We had three frozen embryos (totsicles, to my fellow IFers), and decided to try one more cycle. With my new zen attitude, I felt like it was going to work, but if it didn’t, I knew I would be okay. It’s weird to be all calm about a fertility cycle after 5 1/2 years of sheer madness. But, that is truly where I was.
My body was healthier, my mindset was healthier, and my marriage was moving toward kick ass.
That was the only cycle in which I ever got pregnant.
The only one. Sadly, the pregnancy didn’t last, and we had to face another failed cycle. Sometimes I wonder what would have happened if I had that zen attitude when those embryos were made. But then, our miracle baby may not be in our lives today.

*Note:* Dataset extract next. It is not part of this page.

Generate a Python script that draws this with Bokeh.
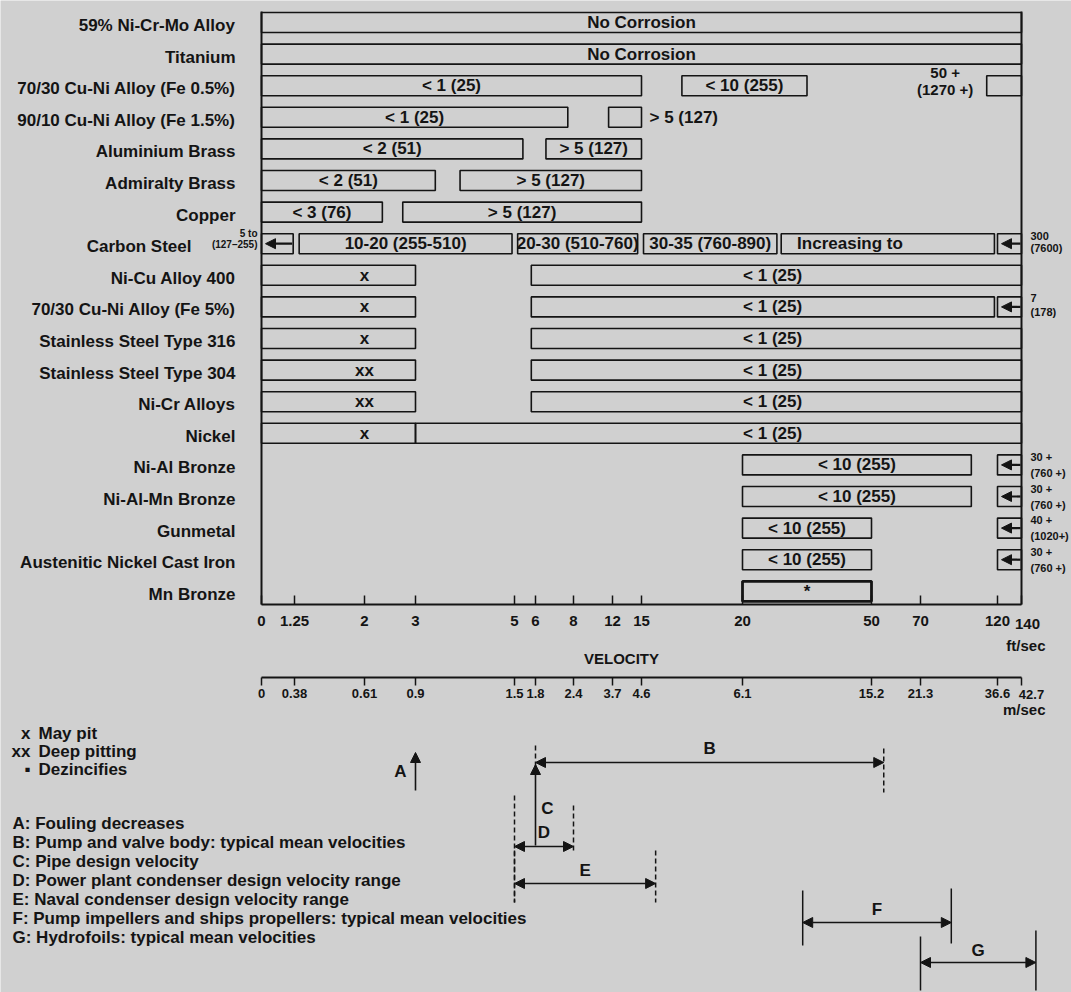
import numpy as np
from bokeh.plotting import figure
from bokeh.models import Range1d, LinearAxis, FixedTicker, ColumnDataSource, Arrow, NormalHead
from bokeh.core.properties import value
from bokeh.embed import file_html
from bokeh.resources import INLINE

# ------------------------------------------------------------------ data
MATERIALS = [
    "59% Ni-Cr-Mo Alloy", "Titanium", "70/30 Cu-Ni Alloy (Fe 0.5%)",
    "90/10 Cu-Ni Alloy (Fe 1.5%)", "Aluminium Brass", "Admiralty Brass", "Copper",
    "Carbon Steel", "Ni-Cu Alloy 400", "70/30 Cu-Ni Alloy (Fe 5%)",
    "Stainless Steel Type 316", "Stainless Steel Type 304", "Ni-Cr Alloys", "Nickel",
    "Ni-Al Bronze", "Ni-Al-Mn Bronze", "Gunmetal", "Austenitic Nickel Cast Iron",
    "Mn Bronze",
]

VEL_FT = [0, 1.25, 2, 3, 5, 6, 8, 12, 15, 20, 50, 70, 120, 140]
FT_LABELS = ["0", "1.25", "2", "3", "5", "6", "8", "12", "15", "20", "50", "70", "120", "140"]
M_LABELS = ["0", "0.38", "0.61", "0.9", "1.5", "1.8", "2.4", "3.7", "4.6", "6.1",
            "15.2", "21.3", "36.6", "42.7"]

# corrosion-rate bands: material, velocity range (ft/sec), rate mils/yr (um/yr)
BAND_MAT = [
    "59% Ni-Cr-Mo Alloy", "Titanium",
    "70/30 Cu-Ni Alloy (Fe 0.5%)", "70/30 Cu-Ni Alloy (Fe 0.5%)", "70/30 Cu-Ni Alloy (Fe 0.5%)",
    "90/10 Cu-Ni Alloy (Fe 1.5%)", "90/10 Cu-Ni Alloy (Fe 1.5%)",
    "Aluminium Brass", "Aluminium Brass",
    "Admiralty Brass", "Admiralty Brass",
    "Copper", "Copper",
    "Carbon Steel", "Carbon Steel", "Carbon Steel", "Carbon Steel",
    "Ni-Cu Alloy 400", "Ni-Cu Alloy 400",
    "70/30 Cu-Ni Alloy (Fe 5%)", "70/30 Cu-Ni Alloy (Fe 5%)",
    "Stainless Steel Type 316", "Stainless Steel Type 316",
    "Stainless Steel Type 304", "Stainless Steel Type 304",
    "Ni-Cr Alloys", "Ni-Cr Alloys",
    "Nickel", "Nickel",
    "Ni-Al Bronze", "Ni-Al-Mn Bronze", "Gunmetal", "Austenitic Nickel Cast Iron", "Mn Bronze",
]
BAND_FROM = [0, 0, 0, 17, 113, 0, 11.6, 0, 6.55, 0, 3.9, 0, 2.75,
             1.3, 5.15, 15.1, 29, 0, 5.8, 0, 5.8, 0, 5.8, 0, 5.8, 0, 5.8, 0, 3,
             20, 20, 20, 20, 20]
BAND_TO = [140, 140, 15, 35, 140, 7.7, 15, 5.4, 15, 3.4, 15, 2.35, 15,
           4.95, 14.6, 28, 118, 3, 140, 3, 118, 3, 140, 3, 140, 3, 140, 3, 140,
           103, 103, 50, 50, 50]
BAND_TEXT = ["No Corrosion", "No Corrosion", "< 1 (25)", "< 10 (255)", "",
             "< 1 (25)", "", "< 2 (51)", "> 5 (127)", "< 2 (51)", "> 5 (127)",
             "< 3 (76)", "> 5 (127)",
             "10-20 (255-510)", "20-30 (510-760)", "30-35 (760-890)", "Increasing to",
             "x", "< 1 (25)", "x", "< 1 (25)", "x", "< 1 (25)", "xx", "< 1 (25)",
             "xx", "< 1 (25)", "x", "< 1 (25)",
             "< 10 (255)", "< 10 (255)", "< 10 (255)", "< 10 (255)", "*"]

# boxes with an arrow: rate increasing towards the value written next to it
INC_MAT = ["Carbon Steel", "Carbon Steel", "70/30 Cu-Ni Alloy (Fe 5%)", "Ni-Al Bronze",
           "Ni-Al-Mn Bronze", "Gunmetal", "Austenitic Nickel Cast Iron"]
INC_FROM = [0, 120, 120, 120, 120, 120, 120]
INC_TO = [1.2, 140, 140, 140, 140, 140, 140]

RATE_MAT = ["70/30 Cu-Ni Alloy (Fe 0.5%)", "Carbon Steel", "Carbon Steel",
            "70/30 Cu-Ni Alloy (Fe 5%)", "Ni-Al Bronze", "Ni-Al-Mn Bronze", "Gunmetal",
            "Austenitic Nickel Cast Iron"]
RATE_HI = ["50 +", "5 to", "300", "7", "30 +", "30 +", "40 +", "30 +"]
RATE_LO = ["(1270 +)", "(127\u2013255)", "(7600)", "(178)", "(760 +)", "(760 +)", "(1020+)", "(760 +)"]

LEGEND_SYM = ["x", "xx", "\u25aa"]
LEGEND_TEXT = ["May pit", "Deep pitting", "Dezincifies"]

MARK_LABEL = ["A", "C"]
MARK_V = [3, 6]
RANGE_LABEL = ["B", "D", "E", "F", "G"]
RANGE_FROM = [6, 5, 5, 34, 70]
RANGE_TO = [55, 8, 15.7, 90, 152]
NOTES = [
    "A:  Fouling decreases",
    "B:  Pump and valve body: typical mean velocities",
    "C:  Pipe design velocity",
    "D:  Power plant condenser design velocity range",
    "E:  Naval condenser design velocity range",
    "F:  Pump impellers and ships propellers: typical mean velocities",
    "G:  Hydrofoils: typical mean velocities",
]

# ------------------------------------------------------------------ layout
W, H = 1071, 992
ORIGIN_X = 261                      # page x of velocity 0
AXIS_PX = [0, 33, 103, 154, 253, 274, 312, 351, 380, 481, 610, 659, 736, 760]  # schematic scale
ROW_TOP, ROW_STEP, BOX_H = 22.0, 31.6, 20.0
AXIS_FT_Y, AXIS_M_Y = 604, 677
INK = "#141414"
BG = "#d0d0d0"
FONT = value("Liberation Sans")
MAIN = "17px"
LABEL_AT = {16: 45, 18: 27, 20: 27, 22: 27, 24: 27, 26: 27, 28: 27}
MARK_AT = 2
RATE_X = [None, -4, 769, 769, 769, 769, 769, 769]
RATE_ALIGN = ["center", "right", "left", "left", "left", "left", "left", "left"]
RATE_DY = [(-13, 4), (-10, 1), (-8, 4), (-9, 5), (-8, 8), (-8, 8), (-8, 8), (-8, 8)]
RATE_SIZE = ["15px", "10px", "11px", "11px", "11px", "11px", "11px", "11px"]
RATE_V0 = 86
LAST_LABEL_DX = 6                   # last tick labels sit just right of the 140 tick
MARK_Y = [(790, 752), (845, 764)]
MARK_LABEL_DX = [-15, 12]
MARK_LABEL_Y = [771, 808]
RANGE_Y = [762, 846, 883, 922, 962]
RANGE_LABEL_Y = [748, 832, 870, 909, 950]
RANGE_TICKS = [((745, 770), (748, 792)), ((795, 902), (805, 852)), ((850, 902), (850, 902)),
               ((890, 945), (888, 943)), ((936, 990), (930, 990))]
RANGE_DASH = ["5 3", "5 3", "5 3", "solid", "solid"]
LEGEND_Y = [733, 751, 769]
NOTE_Y0, NOTE_STEP = 823, 19


def pos(v):
    v = np.atleast_1d(np.asarray(v, dtype=float))
    out = np.interp(v, VEL_FT, AXIS_PX)
    slope = (AXIS_PX[-1] - AXIS_PX[-2]) / (VEL_FT[-1] - VEL_FT[-2])
    return np.where(v > VEL_FT[-1], AXIS_PX[-1] + (v - VEL_FT[-1]) * slope, out)


def px(page_x):
    return page_x - ORIGIN_X


row_y = {m: ROW_TOP + i * ROW_STEP for i, m in enumerate(MATERIALS)}

p = figure(width=W, height=H, x_range=Range1d(-ORIGIN_X, W - ORIGIN_X),
           y_range=Range1d(H, 0), x_axis_type=None, y_axis_type=None,
           toolbar_location=None, output_backend="svg", min_border=0)
p.background_fill_color = BG
p.border_fill_color = BG
p.outline_line_color = None


def txt(x, y, t, size=MAIN, align="left", style="bold", **kw):
    p.text(x=list(x), y=list(y), text=list(t), text_font=FONT, text_font_size=size,
           text_font_style=style, text_align=align, text_baseline="middle",
           text_color=INK, **kw)


# material names
lab_x = [px(191) if m == "Carbon Steel" else px(235) for m in MATERIALS]
txt(lab_x, [row_y[m] + 3 for m in MATERIALS], MATERIALS, align="right")

# frame lines at 0 and 140 ft/sec
top_y = ROW_TOP - BOX_H / 2 - 1
edge = list(pos([VEL_FT[0], VEL_FT[-1]]))
p.segment(x0=edge, x1=edge, y0=[top_y, top_y], y1=[AXIS_FT_Y, AXIS_FT_Y],
          line_color=INK, line_width=2)

# bands
by = np.array([row_y[m] for m in BAND_MAT])
bl, br = pos(BAND_FROM), pos(BAND_TO)
lw = [2.8 if t == "*" else 1.6 for t in BAND_TEXT]
p.quad(left=bl, right=br, top=by - BOX_H / 2, bottom=by + BOX_H / 2, fill_color=None,
       line_color=INK, line_width=lw)
tx = []
for i, t in enumerate(BAND_TEXT):
    if t in ("x", "xx"):
        tx.append(float(pos(MARK_AT)[0]))
    elif i in LABEL_AT:
        tx.append(float(pos(LABEL_AT[i])[0]))
    else:
        tx.append((bl[i] + br[i]) / 2)
txt(tx, by, BAND_TEXT, align="center")

# increasing-rate boxes with arrows
iy = np.array([row_y[m] for m in INC_MAT])
il, ir = pos(INC_FROM), pos(INC_TO)
p.quad(left=il, right=ir, top=iy - BOX_H / 2, bottom=iy + BOX_H / 2, fill_color=None,
       line_color=INK, line_width=1.6)
p.add_layout(Arrow(source=ColumnDataSource(dict(x0=ir - 1, x1=il + 4, y=iy)),
                   x_start="x0", y_start="y", x_end="x1", y_end="y", line_width=2.2,
                   line_color=INK, end=NormalHead(size=10, fill_color=INK, line_color=INK)))

# rate values next to boxes
for i, m in enumerate(RATE_MAT):
    x = float(pos(RATE_V0)[0]) if RATE_X[i] is None else RATE_X[i]
    y = row_y[m]
    txt([x, x], [y + RATE_DY[i][0], y + RATE_DY[i][1]], [RATE_HI[i], RATE_LO[i]],
        size=RATE_SIZE[i], align=RATE_ALIGN[i])

# "> 5 (127)" written beside the small 90/10 box
i90 = BAND_MAT.index("90/10 Cu-Ni Alloy (Fe 1.5%)") + 1
txt([br[i90] + 8], [row_y[BAND_MAT[i90]]], ["> 5 (127)"])

# axes (the label of the last tick is written just right of it, as in the original)
tick_px = [float(v) for v in pos(VEL_FT)]
common = dict(bounds=(tick_px[0], tick_px[-1]), ticker=FixedTicker(ticks=tick_px, minor_ticks=[]),
              axis_line_width=2, axis_line_color=INK, major_tick_line_width=1.5,
              major_tick_line_color=INK, minor_tick_line_color=None,
              major_label_text_font="Liberation Sans",
              major_label_text_font_style="bold", major_label_text_color=INK)


def overrides(labels):
    d = {t: s for t, s in zip(tick_px[:-1], labels[:-1])}
    d[tick_px[-1]] = ""
    return d


ft_axis = LinearAxis(fixed_location=AXIS_FT_Y, major_tick_in=9, major_tick_out=0,
                     major_label_standoff=11, major_label_text_font_size="15px",
                     major_label_overrides=overrides(FT_LABELS), **common)
m_axis = LinearAxis(fixed_location=AXIS_M_Y, major_tick_in=0, major_tick_out=8,
                    major_label_standoff=3, major_label_text_font_size="13px",
                    major_label_overrides=overrides(M_LABELS), **common)
p.add_layout(ft_axis, "below")
p.add_layout(m_axis, "below")
txt([tick_px[-1] + LAST_LABEL_DX], [623], [FT_LABELS[-1]], size="15px", align="center")
txt([tick_px[-1] + LAST_LABEL_DX + 4], [694], [M_LABELS[-1]], size="13px", align="center")
txt([px(1045)], [645], ["ft/sec"], size="15px", align="right")
txt([px(1045)], [709], ["m/sec"], size="15px", align="right")
txt([px(621)], [658], ["VELOCITY"], size="15px", align="center")

# legend of symbols and notes
txt([px(30)] * 3, LEGEND_Y, LEGEND_SYM, align="right")
txt([px(38)] * 3, LEGEND_Y, LEGEND_TEXT)
txt([px(12)] * len(NOTES), [NOTE_Y0 + k * NOTE_STEP for k in range(len(NOTES))], NOTES)

# point markers A and C
mx = pos(MARK_V)
p.add_layout(Arrow(source=ColumnDataSource(dict(x=mx, y0=[a for a, b in MARK_Y], y1=[b for a, b in MARK_Y])),
                   x_start="x", y_start="y0", x_end="x", y_end="y1", line_width=1.6,
                   line_color=INK, end=NormalHead(size=10, fill_color=INK, line_color=INK)))
txt(mx + np.array(MARK_LABEL_DX), MARK_LABEL_Y, MARK_LABEL, align="center")

# velocity ranges B, D, E, F, G
rl, rr = pos(RANGE_FROM), pos(RANGE_TO)
p.add_layout(Arrow(source=ColumnDataSource(dict(x0=rl, x1=rr, y=RANGE_Y)),
                   x_start="x0", y_start="y", x_end="x1", y_end="y", line_width=1.6,
                   line_color=INK, start=NormalHead(size=10, fill_color=INK, line_color=INK),
                   end=NormalHead(size=10, fill_color=INK, line_color=INK)))
txt((rl + rr) / 2, RANGE_LABEL_Y, RANGE_LABEL, align="center")
for k in range(len(RANGE_LABEL)):
    (a0, a1), (b0, b1) = RANGE_TICKS[k]
    p.segment(x0=[rl[k], rr[k]], x1=[rl[k], rr[k]], y0=[a0, b0], y1=[a1, b1],
              line_color=INK, line_width=1.5, line_dash=RANGE_DASH[k])

open("out.html", "w").write(file_html(p, INLINE))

This time, I cried and was sad for a total of a day before I began to celebrate. Holy crap…My sanity was intact! I didn’t throw furniture across the room! I didn’t become a snotty mess, curled up in a ball on the bed!
I was free! Free of infertility!
Suck it, infertility! Wah-hoooo!!!!
That was when we decided on next steps.
Living Child Free.
Yep. We were going to buy a summer house, go on cruises, travel Europe, have like twelve more dogs (okay maybe two more), and life was going to be grand. I can’t tell you how fun it was to dream during that time. The freedom was palpable! Living child free is a real, beautiful option, and I was wholeheartedly into choosing that lifestyle for us.
Precisely two weeks later, my dear husband said to me, “Ya know. I just really want to be a dad.”
And because I was all zen and going with the flow (or just super endeared to him and also happy to be a mom), our adoption journey began.